Directive:
Output the material beneath this task exactly, images excluded.

Dataset extract:
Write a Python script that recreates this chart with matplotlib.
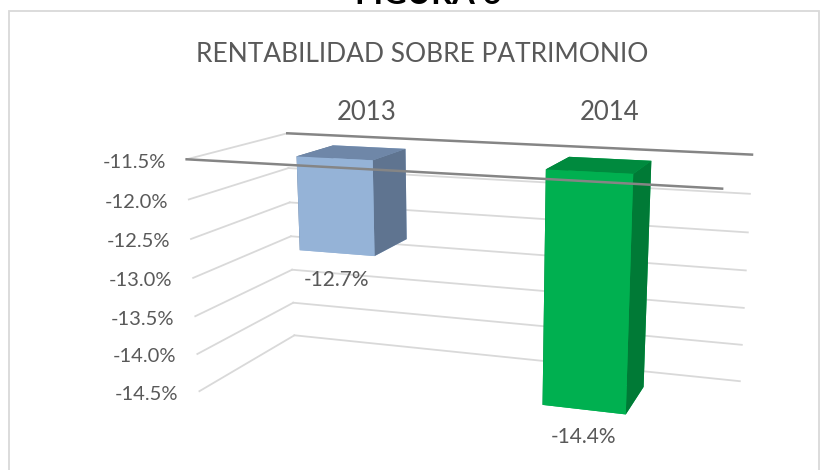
import numpy as np
import matplotlib.pyplot as plt
from matplotlib.patches import Rectangle
from mpl_toolkits.mplot3d import proj3d

# Datos del grafico
categorias = ['2013', '2014']
valores = [-12.7, -14.4]
etiquetas = ['-12.7%', '-14.4%']
ticks = [-11.5, -12.0, -12.5, -13.0, -13.5, -14.0, -14.5]
tick_labels = ['-11.5%', '-12.0%', '-12.5%', '-13.0%', '-13.5%', '-14.0%', '-14.5%']

# Colores de las caras (frente, tapa, lado)
frente = ['#95B3D7', '#00B050']
tapa = ['#6F87A8', '#008A3E']
lado = ['#5F7490', '#007A36']
gris_texto = '#595959'
gris_grid = '#D9D9D9'
gris_eje = '#858585'

plt.rcParams['font.family'] = ['Lato', 'DejaVu Sans']

W, H = 821, 470
fig = plt.figure(figsize=(W / 100, H / 100), dpi=100)

# Borde del area del grafico
fig.add_artist(Rectangle((9 / W, -0.1), (819 - 9) / W, (H - 11) / H + 0.1,
                         transform=fig.transFigure, fill=False,
                         edgecolor=gris_grid, lw=1.3))

# Titulo de la figura (cortado arriba) y titulo del grafico
fig.text(428 / W, 1 - 4 / H, 'FIGURA 6', ha='center', va='baseline',
         fontsize=23.5, fontweight='bold', color='black')
fig.text(422.5 / W, 1 - 61.5 / H, 'RENTABILIDAD SOBRE PATRIMONIO',
         ha='center', va='baseline', fontsize=19, color=gris_texto)

# Ejes 3D con perspectiva
S = 584
ax = fig.add_axes([173 / W, -104 / H, S / W, S / H], projection='3d')
ax.set_proj_type('persp', focal_length=0.393)
ax.view_init(elev=13.7, azim=-71)
ax.set_box_aspect((530, 217, 244))
ax.set_axis_off()

xmin, xmax = -0.52, 1.5
techo, piso = ticks[0], ticks[-1]
ax.set_xlim(xmin, xmax)
ax.set_ylim(0, 1)
ax.set_zlim(piso, techo)

# Lineas de cuadricula en pared del fondo y pared izquierda
for z in ticks:
    ax.plot([xmin, xmin], [0, 1], [z, z], color=gris_grid, lw=1.3, zorder=0.1)
    if z != techo:
        ax.plot([xmin, xmax], [1, 1], [z, z], color=gris_grid, lw=1.3, zorder=0.1)

# Bordes del "piso" (eje de categorias)
ax.plot([xmin, xmax], [1, 1], [techo, techo], color=gris_eje, lw=1.8, zorder=0.2)
ax.plot([xmin, xmax], [0, 0], [techo, techo], color=gris_eje, lw=1.8, zorder=20)

# Barras 3D (desde el eje hacia abajo)
ancho = 0.32
y0, prof = 0.25, 0.4
pos = np.arange(len(valores))
colores = []
for f, t, l in zip(frente, tapa, lado):
    colores += [f, t, f, f, l, l]  # -z, +z, -y, +y, -x, +x
z0 = np.array(valores)
ax.bar3d(pos - ancho / 2, np.full(len(pos), y0), z0,
         ancho, prof, techo - z0, color=colores, shade=False, linewidth=0)

# Textos en 2D, colocados en la proyeccion de puntos 3D
fig.canvas.draw()
M = ax.get_proj()
a_fig = fig.transFigure.inverted()


def a_pixel(x, y, z):
    xs, ys, _ = proj3d.proj_transform(x, y, z, M)
    return ax.transData.transform((xs, ys))


def texto(px, py, s, **kw):
    fx, fy = a_fig.transform((px, py))
    fig.text(fx, fy, s, color=gris_texto, **kw)


# Etiquetas del eje de valores
for z, lbl in zip(ticks, tick_labels):
    px, py = a_pixel(xmin, 0, z)
    texto(px - 21, py - 3, lbl, ha='right', va='center', fontsize=14.5)

# Etiquetas de categorias (misma altura en pantalla)
for i, cat in enumerate(categorias):
    px, _ = a_pixel(i, 0.6, techo)
    texto(px + 2, H - 113, cat, ha='center', va='center', fontsize=18.5)

# Etiquetas de datos
for i, (v, lbl) in enumerate(zip(valores, etiquetas)):
    px, py = a_pixel(i, y0, v)
    texto(px, py - 27, lbl, ha='center', va='center', fontsize=15)

fig.savefig('out.png', dpi=100)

The output:
Write a Python script that recreates this chart with matplotlib.
import numpy as np
import matplotlib.pyplot as plt
from matplotlib.patches import Rectangle
from mpl_toolkits.mplot3d import proj3d

# Datos del grafico
categorias = ['2013', '2014']
valores = [-12.7, -14.4]
etiquetas = ['-12.7%', '-14.4%']
ticks = [-11.5, -12.0, -12.5, -13.0, -13.5, -14.0, -14.5]
tick_labels = ['-11.5%', '-12.0%', '-12.5%', '-13.0%', '-13.5%', '-14.0%', '-14.5%']

# Colores de las caras (frente, tapa, lado)
frente = ['#95B3D7', '#00B050']
tapa = ['#6F87A8', '#008A3E']
lado = ['#5F7490', '#007A36']
gris_texto = '#595959'
gris_grid = '#D9D9D9'
gris_eje = '#858585'

plt.rcParams['font.family'] = ['Lato', 'DejaVu Sans']

W, H = 821, 470
fig = plt.figure(figsize=(W / 100, H / 100), dpi=100)

# Borde del area del grafico
fig.add_artist(Rectangle((9 / W, -0.1), (819 - 9) / W, (H - 11) / H + 0.1,
                         transform=fig.transFigure, fill=False,
                         edgecolor=gris_grid, lw=1.3))

# Titulo de la figura (cortado arriba) y titulo del grafico
fig.text(428 / W, 1 - 4 / H, 'FIGURA 6', ha='center', va='baseline',
         fontsize=23.5, fontweight='bold', color='black')
fig.text(422.5 / W, 1 - 61.5 / H, 'RENTABILIDAD SOBRE PATRIMONIO',
         ha='center', va='baseline', fontsize=19, color=gris_texto)

# Ejes 3D con perspectiva
S = 584
ax = fig.add_axes([173 / W, -104 / H, S / W, S / H], projection='3d')
ax.set_proj_type('persp', focal_length=0.393)
ax.view_init(elev=13.7, azim=-71)
ax.set_box_aspect((530, 217, 244))
ax.set_axis_off()

xmin, xmax = -0.52, 1.5
techo, piso = ticks[0], ticks[-1]
ax.set_xlim(xmin, xmax)
ax.set_ylim(0, 1)
ax.set_zlim(piso, techo)

# Lineas de cuadricula en pared del fondo y pared izquierda
for z in ticks:
    ax.plot([xmin, xmin], [0, 1], [z, z], color=gris_grid, lw=1.3, zorder=0.1)
    if z != techo:
        ax.plot([xmin, xmax], [1, 1], [z, z], color=gris_grid, lw=1.3, zorder=0.1)

# Bordes del "piso" (eje de categorias)
ax.plot([xmin, xmax], [1, 1], [techo, techo], color=gris_eje, lw=1.8, zorder=0.2)
ax.plot([xmin, xmax], [0, 0], [techo, techo], color=gris_eje, lw=1.8, zorder=20)

# Barras 3D (desde el eje hacia abajo)
ancho = 0.32
y0, prof = 0.25, 0.4
pos = np.arange(len(valores))
colores = []
for f, t, l in zip(frente, tapa, lado):
    colores += [f, t, f, f, l, l]  # -z, +z, -y, +y, -x, +x
z0 = np.array(valores)
ax.bar3d(pos - ancho / 2, np.full(len(pos), y0), z0,
         ancho, prof, techo - z0, color=colores, shade=False, linewidth=0)

# Textos en 2D, colocados en la proyeccion de puntos 3D
fig.canvas.draw()
M = ax.get_proj()
a_fig = fig.transFigure.inverted()


def a_pixel(x, y, z):
    xs, ys, _ = proj3d.proj_transform(x, y, z, M)
    return ax.transData.transform((xs, ys))


def texto(px, py, s, **kw):
    fx, fy = a_fig.transform((px, py))
    fig.text(fx, fy, s, color=gris_texto, **kw)


# Etiquetas del eje de valores
for z, lbl in zip(ticks, tick_labels):
    px, py = a_pixel(xmin, 0, z)
    texto(px - 21, py - 3, lbl, ha='right', va='center', fontsize=14.5)

# Etiquetas de categorias (misma altura en pantalla)
for i, cat in enumerate(categorias):
    px, _ = a_pixel(i, 0.6, techo)
    texto(px + 2, H - 113, cat, ha='center', va='center', fontsize=18.5)

# Etiquetas de datos
for i, (v, lbl) in enumerate(zip(valores, etiquetas)):
    px, py = a_pixel(i, y0, v)
    texto(px, py - 27, lbl, ha='center', va='center', fontsize=15)

fig.savefig('out.png', dpi=100)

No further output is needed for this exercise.